In ultimo, questa situazione concreta che si vive in tutte le grandi città italiane dove si andrà al voto amministrativo, al di là delle singole specificità e caratteristiche, evidenzia ancora di più la oggettiva impossibilità di dar vita a formazioni politiche cattoliche o di ispirazione cristiana. Certo, per tutti quelli – come me e come migliaia di altri amici disseminati in tutta la penisola italiana – che hanno vissuto da protagonisti o meno quelle storiche esperienze, dalla Dc al Ppi ad altre formazioni politiche, è del tutto ovvio che si continua a coltivare una grande simpatia per quei partiti e per quelle stagioni politiche. Ma sono proprio le tendenze e le costanti politiche e sociali contemporanee a dirci che quelle esperienze, seppur rinnovate e modernizzate, non sono più riproponibili. O meglio, lo sono solo se accettano di ridursi a giocare un ruolo puramente ed esclusivamente testimoniale.
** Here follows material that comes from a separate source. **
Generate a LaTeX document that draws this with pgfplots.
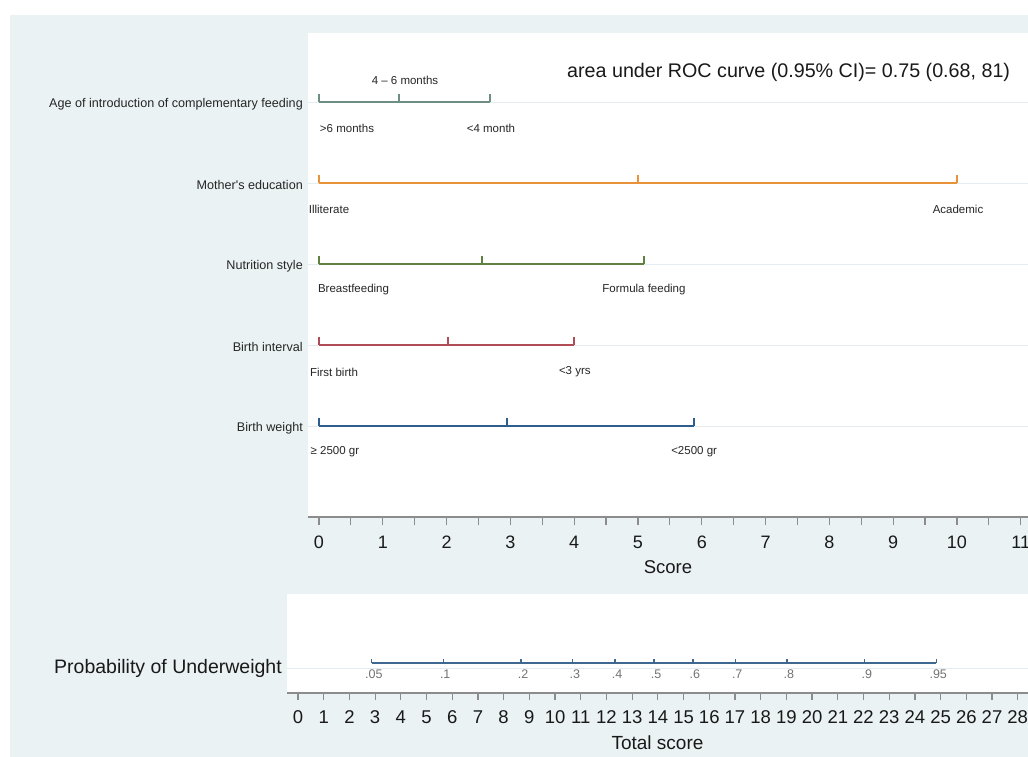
\documentclass[border=0pt]{standalone}
\usepackage{fontspec}
\setmainfont{Liberation Sans}
\usepackage{pgfplots}
\pgfplotsset{compat=1.18}
\definecolor{bg}{HTML}{EAF2F3}
\definecolor{gridc}{HTML}{E3ECEF}
\definecolor{cage}{HTML}{6E8E84}
\definecolor{cmom}{HTML}{E8923A}
\definecolor{cnut}{HTML}{5F8240}
\definecolor{cint}{HTML}{B04C55}
\definecolor{cwt}{HTML}{2E5E8E}
\definecolor{cprob}{HTML}{3E6890}
\definecolor{axc}{HTML}{8C8C8C}
\pgfdeclareplotmark{utick}{\pgfpathmoveto{\pgfqpoint{0pt}{0pt}}\pgfpathlineto{\pgfqpoint{0pt}{8pt}}\pgfusepathqstroke}
\pgfdeclareplotmark{stick}{\pgfpathmoveto{\pgfqpoint{0pt}{0pt}}\pgfpathlineto{\pgfqpoint{0pt}{4pt}}\pgfusepathqstroke}
\newcommand{\sm}{\fontsize{11.5}{12}\selectfont}
\begin{document}
\begin{tikzpicture}
\useasboundingbox (0pt,0pt) rectangle (1028pt,-756pt);
\clip (0pt,0pt) rectangle (1028pt,-756pt);
\fill[white] (0pt,0pt) rectangle (1028pt,-756pt);
\fill[bg] (10pt,-15pt) rectangle (1030pt,-760pt);

\begin{axis}[
  at={(308pt,-517pt)}, anchor=south west,
  scale only axis, width=720pt, height=484pt,
  xmin=-0.1724, xmax=11.113, ymin=-0.1235, ymax=5.852,
  axis background/.style={fill=white},
  axis x line*=bottom, axis y line*=left,
  x axis line style={-, draw=axc, line width=1.3pt},
  y axis line style={draw=none},
  xtick={0,...,11}, minor x tick num=1,
  tick align=outside, major tick length=8pt, minor tick length=8pt,
  xtick style={draw=axc, line width=1.2pt},
  ytick style={draw=none},
  ytick={1,2,3,4,5},
  yticklabels={Birth weight, Birth interval, Nutrition style, Mother\textquotesingle s education, Age of introduction of complementary feeding},
  yticklabel style={font=\fontsize{12.6}{13}\selectfont, text=black!85, anchor=east, inner sep=0pt, xshift=3pt, yshift=-2pt},
  ymajorgrids, grid style={gridc, line width=1pt},
  /pgf/number format/assume math mode=true,
  xticklabel style={font=\fontsize{18}{18}\selectfont, text=black!90, text height=13pt, text depth=0pt, inner sep=0pt, anchor=north, yshift=-10pt},
  xlabel={Score}, xlabel style={font=\fontsize{18.5}{19}\selectfont, text=black!90, yshift=-9pt},
  clip=false,
]
\addplot[cwt, line width=2pt, mark=utick, mark options={line width=2pt}] coordinates {(0,1) (2.95,1) (5.88,1)};
\addplot[cint, line width=2pt, mark=utick, mark options={line width=2pt}] coordinates {(0,2) (2.02,2) (4.0,2)};
\addplot[cnut, line width=2pt, mark=utick, mark options={line width=2pt}] coordinates {(0,3) (2.55,3) (5.09,3)};
\addplot[cmom, line width=2pt, mark=utick, mark options={line width=2pt}] coordinates {(0,4) (5.0,4) (10.0,4)};
\addplot[cage, line width=2pt, mark=utick, mark options={line width=2pt}] coordinates {(0,5) (1.26,5) (2.68,5)};
\node[font=\sm, text=black!85] at (axis cs:1.348,5.272) {4 – 6 months};
\node[font=\sm, text=black!85] at (axis cs:0.439,4.679) {>6 months};
\node[font=\sm, text=black!85] at (axis cs:2.696,4.679) {<4 month};
\node[font=\sm, text=black!85] at (axis cs:0.157,3.679) {Illiterate};
\node[font=\sm, text=black!85] at (axis cs:10.016,3.679) {Academic};
\node[font=\sm, text=black!85] at (axis cs:0.541,2.679) {Breastfeeding};
\node[font=\sm, text=black!85] at (axis cs:5.094,2.679) {Formula feeding};
\node[font=\sm, text=black!85] at (axis cs:0.235,1.667) {First birth};
\node[font=\sm, text=black!85] at (axis cs:4.01,1.667) {<3 yrs};
\node[font=\sm, text=black!85] at (axis cs:0.25,0.679) {≥ 2500 gr};
\node[font=\sm, text=black!85] at (axis cs:5.88,0.679) {<2500 gr};
\node[anchor=west, inner sep=0pt, font=\fontsize{19.7}{20}\selectfont, text=black!90] at (axis cs:3.887,5.37) {area under ROC curve (0.95\% CI)= 0.75 (0.68, 81)};
\end{axis}

\begin{axis}[
  at={(287pt,-693pt)}, anchor=south west,
  scale only axis, width=741pt, height=99pt,
  xmin=-0.428, xmax=28.40, ymin=-0.3, ymax=0.7,
  axis background/.style={fill=white},
  axis x line*=bottom, axis y line*=left,
  x axis line style={-, draw=axc, line width=1.3pt},
  y axis line style={draw=none},
  xtick={0,...,28},
  tick align=outside, major tick length=7pt,
  xtick style={draw=axc, line width=1.2pt},
  ytick style={draw=none},
  ytick={-0.05},
  yticklabels={Probability of Underweight},
  yticklabel style={font=\fontsize{19.5}{20}\selectfont, text=black!90, anchor=east, inner sep=0pt, xshift=2pt},
  ymajorgrids, grid style={gridc, line width=1pt},
  /pgf/number format/assume math mode=true,
  xticklabel style={font=\fontsize{18.5}{19}\selectfont, text=black!90, text height=13.5pt, text depth=0pt, inner sep=0pt, anchor=north, yshift=-10pt},
  xlabel={Total score}, xlabel style={font=\fontsize{19}{19}\selectfont, text=black!90, yshift=-8pt},
  clip=false,
]
\addplot[cprob, line width=2pt, mark=stick, mark options={line width=1.4pt}] coordinates {(2.87,0) (5.65,0) (8.68,0) (10.69,0) (12.34,0) (13.85,0) (15.36,0) (17.01,0) (19.02,0) (22.05,0) (24.83,0)};
\foreach \v/\t in {2.87/.05, 5.65/.1, 8.68/.2, 10.69/.3, 12.34/.4, 13.85/.5, 15.36/.6, 17.01/.7, 19.02/.8, 22.05/.9, 24.83/.95}{
  \edef\temp{\noexpand\node[font=\noexpand\fontsize{12.5}{13}\noexpand\selectfont, text=black!55, xshift=2pt, yshift=-11pt] at (axis cs:\v,0) {\t};}
  \temp
}
\end{axis}
\end{tikzpicture}
\end{document}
Com’è accaduto in questi lunghi venti anni nella concreta dialettica politica italiana. Partiti e movimenti che possono, anzi debbono, continuare a rifarsi all’ispirazione cristiana in politica e alla tradizione del cattolicesimo democratico, sociale e popolare ma che, al contempo, non possono riproporre meccanicamente le esperienze organizzative del passato.

 

Ecco perchè, alla vigilia di una interessante e decisiva campagna elettorale per il rinnovo di molte grandi amministrazioni locali del nostro paese, è bene essere chiari su cosa significa oggi, e non ieri, il cosiddetto “voto cattolico”. Per evitare equivoci, fraintendimenti, confusione, strumentalizzazioni e furbizie varie di molti candidati.